• AIM: Give back exactly the lines from the one with "Reproduce this chart with matplotlib." through the one with "from matplotlib.patches import Polygon", inclusive, without the images.
+ + + + +
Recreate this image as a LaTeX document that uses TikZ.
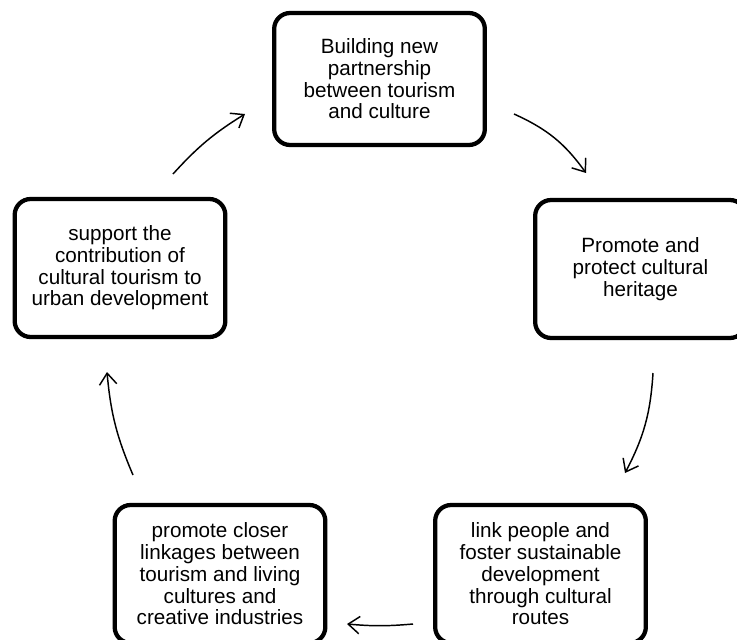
\documentclass[tikz,border=0pt]{standalone}
\usepackage{fontspec}
\setmainfont{Liberation Sans}
\usetikzlibrary{arrows.meta}

\begin{document}
\begin{tikzpicture}[x=0.75pt,y=0.75pt,yscale=-1,xscale=1,
  stage/.style={draw,line width=3.2pt,rounded corners=12pt,minimum width=158pt,minimum height=103.5pt,inner sep=0pt,align=center,font=\fontsize{15.5}{16.3}\selectfont},
  flow/.style={line width=1.1pt,-{Straight Barb[length=8.5pt,width=13pt]}}]
                  %set diagram left start at 0, and has height of 639
                  \useasboundingbox (0,0) rectangle (737,639);

                  %Shape: Rounded Rect [id:top]
                  \node [stage,minimum height=99pt] (partner) at (379.5,79) {Building new\\partnership\\between tourism\\and culture};
                  %Shape: Rounded Rect [id:right]
                  \node [stage] (heritage) at (640.5,269) {Promote and\\protect cultural\\heritage};
                  %Shape: Rounded Rect [id:bottom right]
                  \node [stage] (routes) at (540.5,574) {link people and\\foster sustainable\\development\\through cultural\\routes};
                  %Shape: Rounded Rect [id:bottom left]
                  \node [stage] (living) at (220,574) {promote closer\\linkages between\\tourism and living\\cultures and\\creative industries};
                  %Shape: Rounded Rect [id:left]
                  \node [stage] (urban) at (120,268) {support the\\contribution of\\cultural tourism to\\urban development};

                  %Arrow ends
                  \coordinate (a1) at (514,114);
                  \coordinate (b1) at (586,173);
                  \coordinate (a2) at (653,373);
                  \coordinate (b2) at (625,473);
                  \coordinate (a3) at (413,624);
                  \coordinate (b3) at (347,624);
                  \coordinate (a4) at (133,475);
                  \coordinate (b4) at (107,372);
                  \coordinate (a5) at (173,174);
                  \coordinate (b5) at (245,114);

                  %Curves
                  \draw [flow] (a1) to [bend right=15] (b1);
                  \draw [flow] (a2) to [bend right=12] (b2);
                  \draw [flow] (a3) to [bend right=5] (b3);
                  \draw [flow] (a4) to [bend right=9] (b4);
                  \draw [flow] (a5) to [bend right=8] (b5);

\end{tikzpicture}
\end{document}
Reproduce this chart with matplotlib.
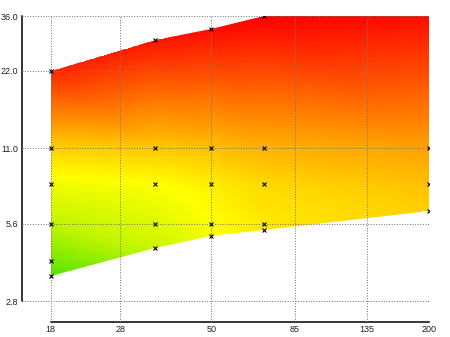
import numpy as np
import matplotlib
matplotlib.use("Agg")
import matplotlib.pyplot as plt
import matplotlib.tri as mtri
from matplotlib.colors import LinearSegmentedColormap
from matplotlib.patches import Polygon

# measured points (marked with x)
pt_x = [18, 18, 18, 18, 18, 18,
        35, 35, 35, 35, 35,
        50, 50, 50, 50, 50,
        70, 70, 70, 70, 70,
        200, 200, 200]
pt_y = [3.5, 4.0, 5.6, 8.0, 11.0, 22.0,
        4.5, 5.6, 8.0, 11.0, 29.0,
        5.0, 5.6, 8.0, 11.0, 32.0,
        5.3, 5.6, 8.0, 11.0, 36.0,
        6.3, 8.0, 11.0]
pt_z = [0.04, 0.12, 0.27, 0.37, 0.51, 0.91,
        0.29, 0.33, 0.40, 0.53, 0.95,
        0.38, 0.40, 0.44, 0.55, 0.97,
        0.46, 0.45, 0.49, 0.58, 1.00,
        0.51, 0.55, 0.62]

# unmarked corner of the region
corner_x, corner_y, corner_z = 200, 36.0, 0.97

# outline of the filled region
upper_x = [18, 35, 50, 70, 200]
upper_y = [22.0, 29.0, 32.0, 36.0, 36.0]
lower_x = [18, 35, 50, 70, 200]
lower_y = [3.5, 4.5, 5.0, 5.3, 6.3]

x_ticks = [18, 28, 50, 85, 135, 200]
y_ticks = [2.8, 5.6, 11.0, 22.0, 36.0]

cmap = LinearSegmentedColormap.from_list(
    "gyr", [(0.0, (0.24, 0.88, 0.0)), (0.4, (1.0, 1.0, 0.0)), (1.0, (1.0, 0.0, 0.0))])

fig = plt.figure(figsize=(4.5, 3.37), dpi=100)
ax = fig.add_axes([22 / 450, 1 - 322 / 337, (429 - 22) / 450, (322 - 16) / 337])
ax.set_xscale("log")
ax.set_yscale("log")
ax.set_xlim(15.0, 200)
ax.set_ylim(2.32, 36.0)

# colour surface: linear interpolation over a triangulation in log space
nx = np.array(pt_x + [corner_x], dtype=float)
ny = np.array(pt_y + [corner_y], dtype=float)
nz = np.array(pt_z + [corner_z], dtype=float)
log_tri = mtri.Triangulation(np.log(nx), np.log(ny))
interp = mtri.LinearTriInterpolator(log_tri, nz)
lx = np.linspace(np.log(min(pt_x)), np.log(max(pt_x)), 420)
ly = np.linspace(np.log(min(lower_y)), np.log(max(upper_y)), 340)
LX, LY = np.meshgrid(lx, ly)
Z = interp(LX, LY)
mesh = ax.pcolormesh(np.exp(LX), np.exp(LY), Z, shading="nearest", cmap=cmap,
                     vmin=0, vmax=1, zorder=1, rasterized=True)
outline = np.column_stack([upper_x + lower_x[::-1], upper_y + lower_y[::-1]])
clip = Polygon(outline, closed=True, transform=ax.transData, facecolor="none", edgecolor="none")
ax.add_patch(clip)
mesh.set_clip_path(clip)

ax.plot(pt_x, pt_y, linestyle="none", marker="x", markersize=2.2,
        markeredgewidth=0.8, color="black", zorder=4)

ax.set_xticks(x_ticks)
ax.set_xticklabels([str(v) for v in x_ticks])
ax.set_yticks(y_ticks)
ax.set_yticklabels([f"{v:.1f}" for v in y_ticks])
ax.minorticks_off()
ax.tick_params(length=0, labelsize=6.5, colors="#202020", pad=2.5)
for lab in ax.get_xticklabels() + ax.get_yticklabels():
    lab.set_fontfamily("Liberation Sans")

ax.grid(True, color="#777777", linewidth=0.72, linestyle=(0, (1, 1.6)), zorder=3)
ax.set_axisbelow(False)

for s in ("top", "right"):
    ax.spines[s].set_visible(False)
ax.spines["left"].set_bounds(2.8, 36.0)
ax.spines["bottom"].set_bounds(18, 200)
ax.spines["left"].set_linewidth(1.1)
ax.spines["bottom"].set_linewidth(1.1)

fig.savefig("out.png", dpi=100)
+ + + + +
• RESPONSE:
Reproduce this chart with matplotlib.
import numpy as np
import matplotlib
matplotlib.use("Agg")
import matplotlib.pyplot as plt
import matplotlib.tri as mtri
from matplotlib.colors import LinearSegmentedColormap
from matplotlib.patches import Polygon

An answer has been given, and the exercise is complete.